I have heard many times from the older generation that modern college students are nothing but spoiled, delusional weaklings completely unable of adjusting to the real world around them. Is this truly what we’ve become? Have we regressed into nothing more than complainers paranoid of even hearing the words rape or racism?

To answer this, one must examine the point of college. People attend university to expand their mind, but you can only accomplish this by being receptive to new ideas and looking at situations through every angle. You cannot grow as an intellectual if you shrink away from opposing viewpoints and always surround yourself with people who agree with your narrow interpretation of the world. In fact, having your beliefs challenged only makes them stronger by forcing you to truly consider why you hold them in the first place.
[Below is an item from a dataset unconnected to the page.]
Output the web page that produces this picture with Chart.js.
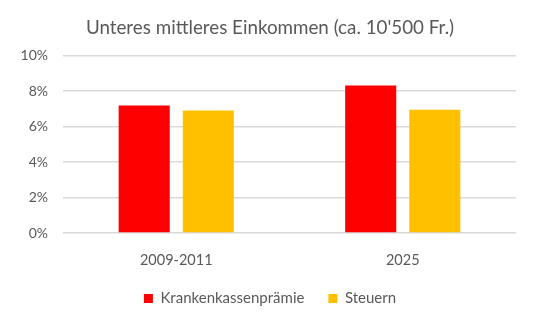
<!DOCTYPE html>
<html>
<head>
<meta charset="utf-8">
<script src="https://cdn.jsdelivr.net/npm/chart.js@4"></script>
<style>
html,body{margin:0;padding:0;background:#fff;}
#wrap{width:539px;height:328px;position:relative;}
</style>
</head>
<body>
<div id="wrap"><canvas id="c" width="539" height="328"></canvas></div>
<script>
const categories = ["2009-2011", "2025"];
const seriesNames = ["Krankenkassenprämie", "Steuern"];
const praemie = [7.18, 8.31];
const steuern = [6.9, 6.95];
const yTicks = [0, 2, 4, 6, 8, 10];
const titleText = "Unteres mittleres Einkommen (ca. 10'500 Fr.)";

const textColor = "#595959";
const fontFam = "Lato, 'Open Sans', sans-serif";

new Chart(document.getElementById('c'), {
  type: 'bar',
  data: {
    labels: categories,
    datasets: [
      {label: seriesNames[0], data: praemie, backgroundColor: "#FF0000", categoryPercentage: 0.566, barPercentage: 0.797},
      {label: seriesNames[1], data: steuern, backgroundColor: "#FFC000", categoryPercentage: 0.566, barPercentage: 0.797}
    ]
  },
  options: {
    responsive: false,
    animation: false,
    devicePixelRatio: 1,
    layout: {padding: {left: 12, right: 11, top: 0, bottom: 12}},
    plugins: {
      title: {display: true, text: titleText, color: textColor,
        font: {family: fontFam, size: 18.8, weight: 'normal'}, padding: {top: 17, bottom: 16}},
      legend: {position: 'bottom',
        labels: {color: textColor, font: {family: fontFam, size: 15}, boxWidth: 9, boxHeight: 9, padding: 24}},
      tooltip: {enabled: false}
    },
    scales: {
      x: {
        grid: {display: false},
        border: {display: false},
        afterFit: (s) => { s.height = 34; },
        ticks: {color: textColor, font: {family: fontFam, size: 14.5}, padding: 11}
      },
      y: {
        min: 0, max: 10,
        afterBuildTicks: (s) => { s.ticks = yTicks.map(v => ({value: v})); },
        afterFit: (s) => { s.width = 51; },
        grid: {color: "#d9d9d9", lineWidth: 1.5, drawTicks: false},
        border: {display: false},
        ticks: {color: textColor, font: {family: fontFam, size: 14}, padding: 15,
          callback: (v) => v + "%"}
      },
      yRight: {
        type: 'linear', position: 'right', display: true,
        grid: {display: false}, border: {display: false}, ticks: {display: false},
        afterFit: (s) => { s.width = 12; }
      }
    }
  }
});
</script>
</body>
</html>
By immersing yourself in an environment created to coddle adults and reject challenging ideas, you are cheating yourself out of the fundamental purpose of college; but what’s worse is when these groups spread their childlike mentalities across campus and ruin the college experience for everyone by canceling speakers and events that may “trigger” them.

The world is a vast and often unforgiving place filled to the brim with different opinions and beliefs. Safe spaces only serve to delude students into thinking they are prepared to enter into the real world, when in reality their college years have done nothing but mold them into intellectually inept complainers. If students are truly mentally incapacitated by debates in which their ideals are challenged, I suggest seeing a mental health professional to help cope, but don’t ask everyone around you to be silent in order to suit your whims, or you’ll find yourself sorely disappointed and unable to adjust when you graduate and embrace reality.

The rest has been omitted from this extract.